Headline : What is share buyback?
Why in news?
- With prominent companies such as Infosys, TCS and L&T having gone for a share buyback, here is a low-down on the mechanism and the reasons for firms taking such a step.
What is a buyback?
- A buyback is a mechanism through which a listed company buys back shares from the market.
- A buyback can be done either through open market purchases or through the tender offer route.
- Under the open market mechanism, the company buys back the shares from the secondary market while under tender offer, shareholders can tender their shares during the buyback offer.
- Historically, most companies had preferred the open market route.
Why does a firm go in for a buyback?
- Buybacks are typically done when a company has a significant cash reserve and feels that the shares are not fairly valued at the current market price.
- Since the shares that are bought back are extinguished, the stake of the remaining shareholders rise.
- Promoters also use this mechanism to tighten their grip on the firm.
What are the benefits?
- Since the bought back shares are extinguished, the earnings per share (EPS) rise by default.
- Also, since a buyback is usually done at a price higher than the then prevailing market price, shareholders get an attractive exit option, especially when the shares are thinly traded.

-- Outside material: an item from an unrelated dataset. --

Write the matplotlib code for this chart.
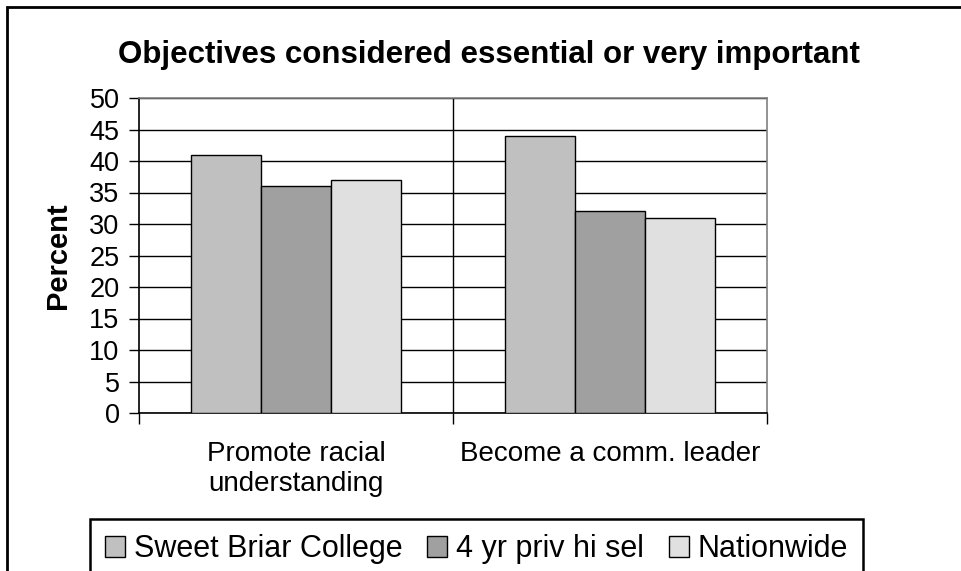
import matplotlib
matplotlib.use("Agg")
import matplotlib.pyplot as plt
from matplotlib.patches import Rectangle
from matplotlib.transforms import blended_transform_factory
import numpy as np

plt.rcParams['font.family'] = ['Liberation Sans', 'DejaVu Sans']

categories = ["Promote racial\nunderstanding", "Become a comm. leader"]
series_names = ["Sweet Briar College", "4 yr priv hi sel", "Nationwide"]
sweet_briar = [41, 44]
priv_hi_sel = [36, 32]
nationwide = [37, 31]
colors = ["#C0C0C0", "#A0A0A0", "#E0E0E0"]

W, H = 962, 571
fig = plt.figure(figsize=(W / 100, H / 100), dpi=100)

# outer chart border (only top/left visible in the crop)
fig.patches.append(Rectangle((7 / W, -0.2), 2.0, 1.2 - 7 / H, transform=fig.transFigure,
                             fill=False, edgecolor="black", lw=2))

ax = fig.add_axes([139 / W, 1 - 413 / H, (767 - 139) / W, (413 - 98) / H])

x = np.arange(len(categories))
bw = 0.222
for i, (vals, name) in enumerate(zip([sweet_briar, priv_hi_sel, nationwide], series_names)):
    ax.bar(x + (i - 1) * bw, vals, width=bw, color=colors[i], edgecolor="black",
           lw=1.0, label=name, zorder=3)

ax.set_xlim(-0.5, len(categories) - 0.5)
ax.set_ylim(0, 50)
ax.set_yticks(np.arange(0, 51, 5))
ax.yaxis.grid(True, color="black", lw=1.0, zorder=0)
ax.set_axisbelow(True)
for xb in np.arange(0.5, len(categories) - 0.5, 1):
    ax.axvline(xb, color="black", lw=1.0, zorder=1)

ax.set_xticks(np.arange(-0.5, len(categories), 1))
ax.set_xticklabels([])
ax.tick_params(axis="y", direction="out", length=7, width=1, color="black",
               labelsize=19.5, pad=7)
ax.tick_params(axis="x", direction="out", length=8, width=1, color="black")
for s in ["left", "bottom"]:
    ax.spines[s].set_color("black")
    ax.spines[s].set_linewidth(1.2)
for s in ["top", "right"]:
    ax.spines[s].set_color("#808080")
    ax.spines[s].set_linewidth(1.2)

tr = blended_transform_factory(ax.transData, fig.transFigure)
for xi, lab in zip(x, categories):
    ax.text(xi, 1 - 441 / H, lab, transform=tr, ha="center", va="top",
            fontsize=20, linespacing=1.22)

fig.text(58 / W, 1 - 256 / H, "Percent", rotation=90, ha="center", va="center",
         fontsize=21, fontweight="bold")
fig.text(489 / W, 1 - 63 / H, "Objectives considered essential or very important",
         ha="center", va="baseline", fontsize=22.5, fontweight="bold")

leg = fig.legend(loc="upper left", bbox_to_anchor=(90 / W, 1 - 519 / H), ncol=3,
                 fontsize=22, frameon=True, fancybox=False, edgecolor="black",
                 framealpha=1, handlelength=0.65, handleheight=0.65, handletextpad=0.3,
                 columnspacing=0.8, borderpad=0.5, borderaxespad=0)
leg.get_frame().set_linewidth(1.8)

fig.savefig("out.png", dpi=100)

- It is also more tax-efficient than dividends as a way to reward shareholders.
How can a company execute a buyback?
- A company can use a maximum of 25% of the aggregate of its free reserves and paid-up capital for a buyback. A special resolution needs to be passed at a general meeting.
- However, if the company plans to use less than 10% of its reserves then only a board resolution is required.
Can a firm opt for regular buybacks to boost EPS?
- A company cannot do a second buyback offer within one year from the date of the closure of the last buyback.
- Also, there are time-bound limitations on further share issuances like preferential allotment or bonus issue post a buyback.
- These checks have been put in place so that companies do not misuse the buyback mechanism.
Do retail investors get a reservation in buy back?
- The Securities and Exchange Board of India (SEBI) has recently revised the buy back regulations that stipulate 15% reservation for retail shareholders in a buy back offer.
- This gives retail investors a fair share in the offer, which otherwise could see large institutional investors tendering their shares leaving little or no room for small investors.